Maintain BUY (TP: RM3.65). SunCon’s Net Profit of RM32.4mn (+16.4% YoY) made up 18.1% of our estimate, hence deemed in-line with our expectation as we expect higher earnings in 2HFY24. The company’s bottom line has improved compared to the corresponding quarter, driven by higher margins from the Integrated Construction and Prefabrication Hub (ICPH) project. Meanwhile, SunCon's top-line saw a 15.8% YoY increase, mainly due to higher billings from newer projects in both the construction and precast segments. We re-iterate our BUY call on SunCon with TP of RM3.69 based on 5-year average PER of 19.5x pegged to FY25F EPS of 18.9sen.
Key highlights. In 1QFY24, both revenue and net profit saw a decline of 30.6% and 34.3% respectively compared to the preceding quarter.

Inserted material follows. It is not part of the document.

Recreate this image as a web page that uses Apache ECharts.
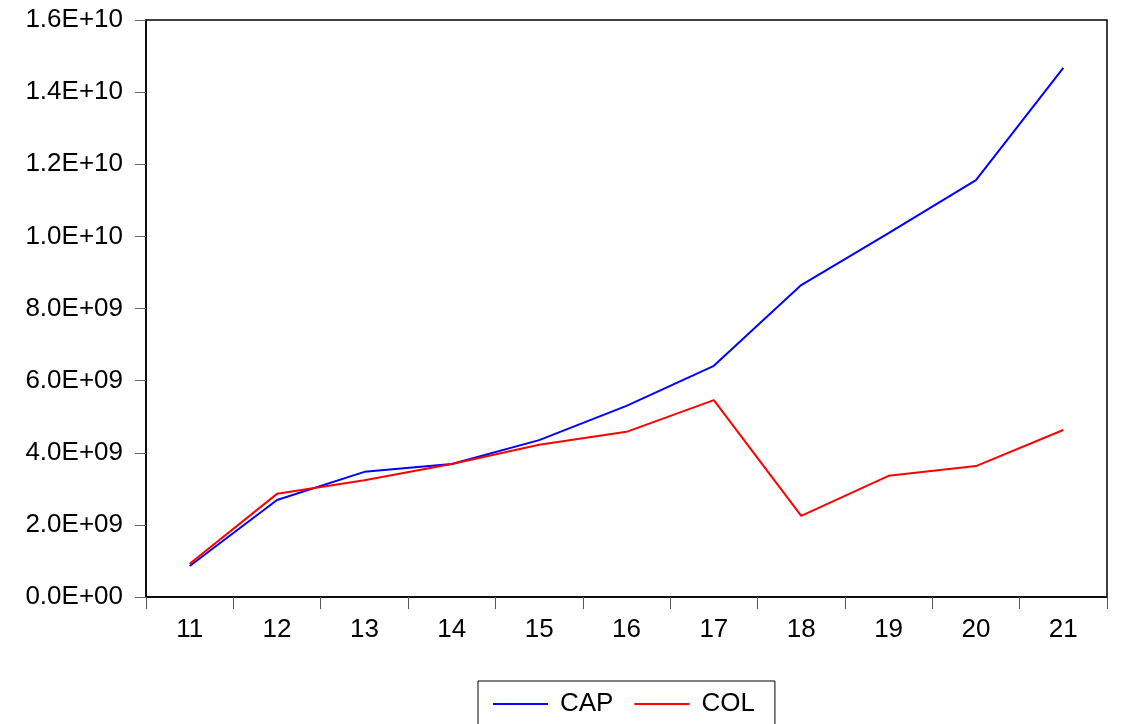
<!DOCTYPE html>
<html>
<head>
<meta charset="utf-8">
<script src="https://cdn.jsdelivr.net/npm/echarts@6/dist/echarts.min.js"></script>
<style>
html,body{margin:0;padding:0;background:#fff;}
#chart{width:1128px;height:724px;}
</style>
</head>
<body>
<div id="chart"></div>
<script>
const categories = ['11','12','13','14','15','16','17','18','19','20','21'];
const capValues = [0.86e9, 2.69e9, 3.47e9, 3.69e9, 4.35e9, 5.30e9, 6.41e9, 8.65e9, 10.09e9, 11.56e9, 14.67e9];
const colValues = [0.92e9, 2.86e9, 3.24e9, 3.69e9, 4.22e9, 4.58e9, 5.46e9, 2.25e9, 3.36e9, 3.63e9, 4.63e9];
const yTickLabels = ['0.0E+00','2.0E+09','4.0E+09','6.0E+09','8.0E+09','1.0E+10','1.2E+10','1.4E+10','1.6E+10'];

const font = '"Liberation Sans", Arial, sans-serif';
const chart = echarts.init(document.getElementById('chart'), null, {renderer: 'canvas'});
chart.setOption({
  animation: false,
  backgroundColor: '#fff',
  grid: {left: 146, right: 21, top: 20, bottom: 127, show: true, borderColor: '#000', borderWidth: 1.5, containLabel: false},
  xAxis: {
    type: 'category',
    data: categories,
    boundaryGap: true,
    axisLine: {show: true, lineStyle: {color: '#000', width: 1.5}},
    axisTick: {show: true, alignWithLabel: false, length: 12, inside: false, lineStyle: {color: '#555', width: 1}},
    axisLabel: {color: '#000', fontSize: 26, fontFamily: font, margin: 20},
    splitLine: {show: false}
  },
  yAxis: {
    type: 'value',
    min: 0, max: 1.6e10, interval: 2e9,
    axisLine: {show: true, lineStyle: {color: '#000', width: 1.5}},
    axisTick: {show: true, length: 11, lineStyle: {color: '#666', width: 1}},
    axisLabel: {color: '#000', fontSize: 26, fontFamily: font, margin: 23,
      formatter: function (v, i) { return yTickLabels[i]; }},
    splitLine: {show: false}
  },
  legend: {
    left: 478, top: 681,
    data: ['CAP', 'COL'],
    icon: 'rect',
    itemWidth: 55, itemHeight: 2, itemGap: 21,
    padding: [9, 20, 30, 15],
    borderColor: '#000', borderWidth: 1,
    textStyle: {color: '#000', fontSize: 26, fontFamily: font, padding: [0, 0, 0, 7], lineHeight: 28}
  },
  series: [
    {name: 'CAP', type: 'line', data: capValues, symbol: 'none', lineStyle: {color: '#0000ff', width: 2}, itemStyle: {color: '#0000ff'}},
    {name: 'COL', type: 'line', data: colValues, symbol: 'none', lineStyle: {color: '#ff0000', width: 2}, itemStyle: {color: '#ff0000'}}
  ]
});
</script>
</body>
</html>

The higher baseline in the previous quarter was primarily driven by increased contributions from projects nearing completion. Despite the decrease in turnover, SunCon’s profit margin remained relatively consistent at 7% in both quarters. We note that the company has been actively involved in constructing Advanced Technology Facilities (ATF), whereby YTD FY24 itself, SunCon has successfully secured approximately RM800mn worth of data center projects within the Klang Valley. Simultaneously, on the international front, SunCon has achieved the Commercial Operation Date for the Meensurutti Chidambaram Highway project and they are also in the process of finalising a settlement agreement for the Thorapalli Agraharam Jittandahalli Highway project. With progress on these two projects, we anticipate its net gearing to ease considering that both projects are under the Hybrid Annuity Model (HAM). Furthermore, the Large-Scale Solar 4 (LSS4) project is expected to be completed in 2QFY24.
Earnings Revision. No change to our forecast.
Outlook. We believe SunCon's growth trajectory remains strong and to continue its growth momentum, bolstered by substantial outstanding orderbook of RM6.9bn. This is underpinned by their active participation in various tenders within the industrial property and data center sectors, alongside exploring potential ATF projects in ASEAN countries through collaborations with local joint-venture partners. Additionally, the anticipated surge in major infrastructure initiatives presents promising prospects for the company, supported by its significant tender book of RM9.4bn. Beyond opportunities in both the private and public sectors, SunCon's in-house projects from its parent company, Sunway Berhad, promise steady job flows, particularly in building construction. We continue to like SunCon due to: i) first-mover advantage in Johor's data center industry, ii) steady flow of internal contracts from parent company, and iii) lucrative precast demand from Singapore.